-- BEGIN --

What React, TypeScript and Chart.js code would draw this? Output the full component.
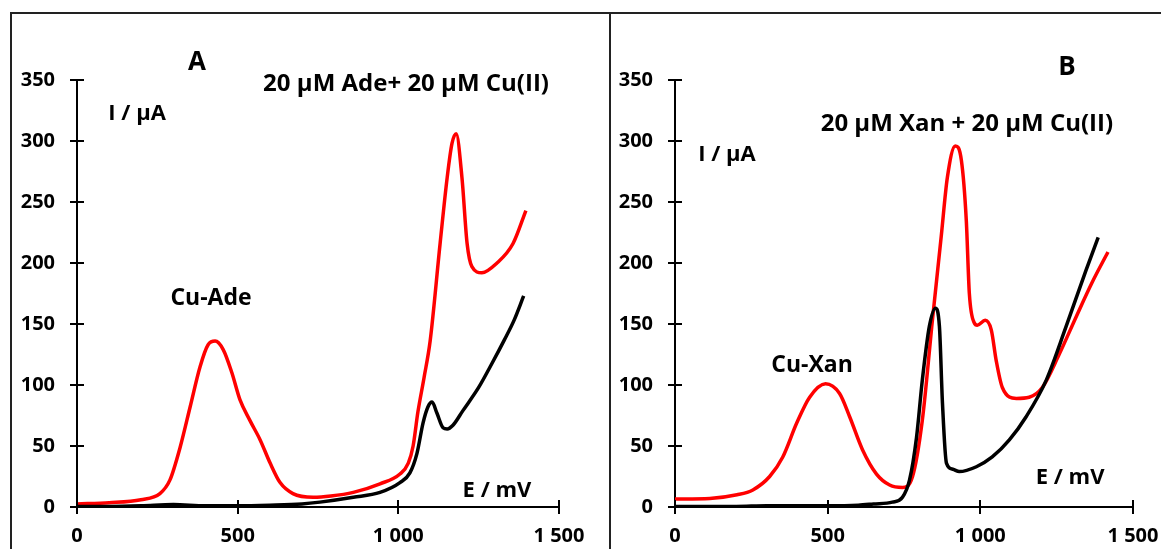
import React, { useEffect, useRef } from "react";
import { Chart, registerables } from "chart.js";

Chart.register(...registerables);

const FONT = '"Open Sans", "DejaVu Sans", sans-serif';

// ---------- Panel A : 20 µM Ade + 20 µM Cu(II) (red) and Ade alone (black) ----------
const adeCuE = [0, 100, 199, 258, 289, 321, 352, 383, 408, 430, 455, 482, 507, 538, 570, 601, 632, 672, 735, 790, 860, 943, 1005, 1031, 1046, 1061, 1080, 1099, 1130, 1152, 1167, 1180, 1198, 1214, 1229, 1260, 1307, 1357, 1397];
const adeCuI = [2.5, 3.5, 6, 11, 22, 49, 82, 115, 133, 136, 129, 110, 88, 71, 55, 36, 20, 11, 8, 9, 12, 19, 27, 36, 50, 78, 106, 136, 216, 270, 298, 306, 270, 216, 197, 192, 200, 216, 243];

const adeE = [0, 100, 200, 300, 400, 500, 600, 700, 756, 860, 943, 1005, 1036, 1058, 1077, 1092, 1105, 1120, 1139, 1152, 1170, 1201, 1250, 1290, 1330, 1360, 1390];
const adeI = [0.5, 0.5, 1, 2, 1, 1, 1.5, 2.5, 4, 8, 12, 20, 28, 44, 69, 82, 86, 77, 65, 64, 67, 79, 98, 117, 137, 153, 173];

// ---------- Panel B : 20 µM Xan + 20 µM Cu(II) (red) and Xan alone (black) ----------
const xanCuE = [0, 114, 203, 255, 310, 353, 399, 441, 493, 539, 572, 614, 660, 703, 745, 778, 810, 843, 872, 892, 918, 938, 954, 964, 980, 990, 1016, 1036, 1052, 1072, 1118, 1160, 1203, 1258, 1314, 1366, 1418];
const xanCuI = [6.5, 7, 10, 14, 25, 41, 69, 90, 101, 93, 74, 47, 27, 18, 16, 25, 71, 153, 222, 270, 296, 284, 235, 175, 151, 149, 153, 145, 120, 98, 89, 90, 98, 125, 156, 184, 209];

const xanE = [0, 100, 200, 300, 400, 500, 600, 650, 712, 745, 768, 791, 810, 833, 853, 866, 876, 889, 910, 931, 987, 1039, 1095, 1150, 1216, 1281, 1346, 1386];
const xanI = [0.5, 0.5, 0.5, 1, 1, 1, 1.5, 2.5, 4, 8, 22, 57, 104, 148, 163, 148, 85, 36, 31, 29, 33, 41, 55, 74, 104, 148, 194, 221];

// ---------- Axes ----------
const xTickValues = [0, 500, 1000, 1500];
const xTickLabels = ["0", "500", "1 000", "1 500"];
const yTickValues = [0, 50, 100, 150, 200, 250, 300, 350];
const yTickLabels = ["0", "50", "100", "150", "200", "250", "300", "350"];

// ---------- Annotation texts (placed in data coordinates) ----------
type Note = { text: string; x: number; y: number; size: number };

const notesA: Note[] = [
  { text: "A", x: 373, y: 364, size: 26 },
  { text: "20 µM Ade+ 20 µM Cu(II)", x: 1024, y: 346.5, size: 24 },
  { text: "I / µA", x: 187, y: 322, size: 22 },
  { text: "Cu-Ade", x: 417, y: 171, size: 23 },
  { text: "E / mV", x: 1307, y: 13, size: 22 },
];

const notesB: Note[] = [
  { text: "B", x: 1284, y: 360, size: 26 },
  { text: "20 µM Xan + 20 µM Cu(II)", x: 956, y: 314, size: 24 },
  { text: "I / µA", x: 170, y: 289, size: 22 },
  { text: "Cu-Xan", x: 449, y: 116, size: 23 },
  { text: "E / mV", x: 1294, y: 24, size: 22 },
];

type Series = { E: number[]; I: number[]; color: string };

const tickMarks = {
  id: "tickMarks",
  afterDraw(chart: any) {
    const { ctx, chartArea, scales } = chart;
    const x = scales.x;
    const y = scales.y;
    ctx.save();
    ctx.strokeStyle = "#000";
    ctx.lineWidth = 2;
    ctx.beginPath();
    for (const t of x.ticks) {
      const px = Math.round(x.getPixelForValue(t.value));
      ctx.moveTo(px, chartArea.bottom - 7);
      ctx.lineTo(px, chartArea.bottom + 7);
    }
    for (const t of y.ticks) {
      const py = Math.round(y.getPixelForValue(t.value));
      ctx.moveTo(chartArea.left - 7, py);
      ctx.lineTo(chartArea.left + 7, py);
    }
    ctx.stroke();
    ctx.restore();
  },
};

function makeNotesPlugin(notes: Note[]) {
  return {
    id: "notes",
    afterDraw(chart: any) {
      const { ctx, scales } = chart;
      ctx.save();
      ctx.fillStyle = "#000";
      ctx.textAlign = "center";
      ctx.textBaseline = "middle";
      for (const n of notes) {
        ctx.font = `bold ${n.size}px ${FONT}`;
        ctx.fillText(n.text, scales.x.getPixelForValue(n.x), scales.y.getPixelForValue(n.y));
      }
      ctx.restore();
    },
  };
}

function Panel(props: {
  left: number;
  width: number;
  axisLeft: number;
  axisRight: number;
  series: Series[];
  notes: Note[];
}) {
  const ref = useRef<HTMLCanvasElement | null>(null);
  const { left, width, axisLeft, axisRight, series, notes } = props;

  useEffect(() => {
    let chart: Chart | null = null;
    let cancelled = false;
    const make = () => {
      if (cancelled || !ref.current) return;
      const tickFont = { family: FONT, size: 20, weight: "bold" as const };
      chart = new Chart(ref.current, {
        type: "line",
        data: {
          datasets: series.map((s) => ({
            data: s.E.map((e, i) => ({ x: e, y: s.I[i] })),
            borderColor: s.color,
            backgroundColor: s.color,
            borderWidth: 3.5,
            pointRadius: 0,
            fill: false,
            cubicInterpolationMode: "monotone" as const,
          })),
        },
        options: {
          animation: false,
          responsive: false,
          events: [],
          layout: { padding: { left: 0, right: width - axisRight, top: 80, bottom: 0 } },
          plugins: { legend: { display: false }, tooltip: { enabled: false } },
          scales: {
            x: {
              type: "linear",
              min: 0,
              max: 1500,
              afterFit: (s: any) => {
                s.height = 42;
              },
              afterBuildTicks: (s: any) => {
                s.ticks = xTickValues.map((v) => ({ value: v }));
              },
              grid: { display: false, drawTicks: false, tickLength: 0 },
              border: { display: true, color: "#000", width: 2 },
              ticks: {
                padding: 17,
                color: "#000",
                font: tickFont,
                maxRotation: 0,
                autoSkip: false,
                callback: (_v: any, i: number) => xTickLabels[i],
              },
            },
            y: {
              type: "linear",
              min: 0,
              max: 350,
              afterFit: (s: any) => {
                s.width = axisLeft;
              },
              afterBuildTicks: (s: any) => {
                s.ticks = yTickValues.map((v) => ({ value: v }));
              },
              grid: { display: false, drawTicks: false, tickLength: 0 },
              border: { display: true, color: "#000", width: 2 },
              ticks: {
                padding: 22,
                color: "#000",
                font: tickFont,
                autoSkip: false,
                callback: (_v: any, i: number) => yTickLabels[i],
              },
            },
          },
        },
        plugins: [tickMarks, makeNotesPlugin(notes)],
      } as any);
    };
    if ((document as any).fonts && (document as any).fonts.load) {
      (document as any).fonts.load(`bold 20px "Open Sans"`).then(make, make);
    } else {
      make();
    }
    return () => {
      cancelled = true;
      if (chart) chart.destroy();
    };
  }, []);

  return (
    <canvas
      ref={ref}
      width={width}
      height={549}
      style={{ position: "absolute", left, top: 0, width, height: 549 }}
    />
  );
}

export default function App() {
  const frame = "#222";
  return (
    <div
      style={{
        position: "fixed",
        left: 0,
        top: 0,
        width: 1161,
        height: 549,
        overflow: "hidden",
        background: "#fff",
      }}
    >
      <Panel
        left={0}
        width={605}
        axisLeft={77}
        axisRight={559}
        series={[
          { E: adeE, I: adeI, color: "#000000" },
          { E: adeCuE, I: adeCuI, color: "#ff0000" },
        ]}
        notes={notesA}
      />
      <Panel
        left={612}
        width={600}
        axisLeft={63}
        axisRight={521}
        series={[
          { E: xanE, I: xanI, color: "#000000" },
          { E: xanCuE, I: xanCuI, color: "#ff0000" },
        ]}
        notes={notesB}
      />
      <div style={{ position: "absolute", left: 10, top: 12, width: 1151, height: 2, background: frame }} />
      <div style={{ position: "absolute", left: 10, top: 12, width: 2, height: 537, background: frame }} />
      <div style={{ position: "absolute", left: 609, top: 12, width: 2, height: 537, background: frame }} />
    </div>
  );
}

-- END --

→ What is being asked
Return nothing but the lines running from the start of the data to the line with "156, 184, 209];", please, both ends included and no pictures.

→ Answer to the task
What React, TypeScript and Chart.js code would draw this? Output the full component.
import React, { useEffect, useRef } from "react";
import { Chart, registerables } from "chart.js";

Chart.register(...registerables);

const FONT = '"Open Sans", "DejaVu Sans", sans-serif';

// ---------- Panel A : 20 µM Ade + 20 µM Cu(II) (red) and Ade alone (black) ----------
const adeCuE = [0, 100, 199, 258, 289, 321, 352, 383, 408, 430, 455, 482, 507, 538, 570, 601, 632, 672, 735, 790, 860, 943, 1005, 1031, 1046, 1061, 1080, 1099, 1130, 1152, 1167, 1180, 1198, 1214, 1229, 1260, 1307, 1357, 1397];
const adeCuI = [2.5, 3.5, 6, 11, 22, 49, 82, 115, 133, 136, 129, 110, 88, 71, 55, 36, 20, 11, 8, 9, 12, 19, 27, 36, 50, 78, 106, 136, 216, 270, 298, 306, 270, 216, 197, 192, 200, 216, 243];

const adeE = [0, 100, 200, 300, 400, 500, 600, 700, 756, 860, 943, 1005, 1036, 1058, 1077, 1092, 1105, 1120, 1139, 1152, 1170, 1201, 1250, 1290, 1330, 1360, 1390];
const adeI = [0.5, 0.5, 1, 2, 1, 1, 1.5, 2.5, 4, 8, 12, 20, 28, 44, 69, 82, 86, 77, 65, 64, 67, 79, 98, 117, 137, 153, 173];

// ---------- Panel B : 20 µM Xan + 20 µM Cu(II) (red) and Xan alone (black) ----------
const xanCuE = [0, 114, 203, 255, 310, 353, 399, 441, 493, 539, 572, 614, 660, 703, 745, 778, 810, 843, 872, 892, 918, 938, 954, 964, 980, 990, 1016, 1036, 1052, 1072, 1118, 1160, 1203, 1258, 1314, 1366, 1418];
const xanCuI = [6.5, 7, 10, 14, 25, 41, 69, 90, 101, 93, 74, 47, 27, 18, 16, 25, 71, 153, 222, 270, 296, 284, 235, 175, 151, 149, 153, 145, 120, 98, 89, 90, 98, 125, 156, 184, 209];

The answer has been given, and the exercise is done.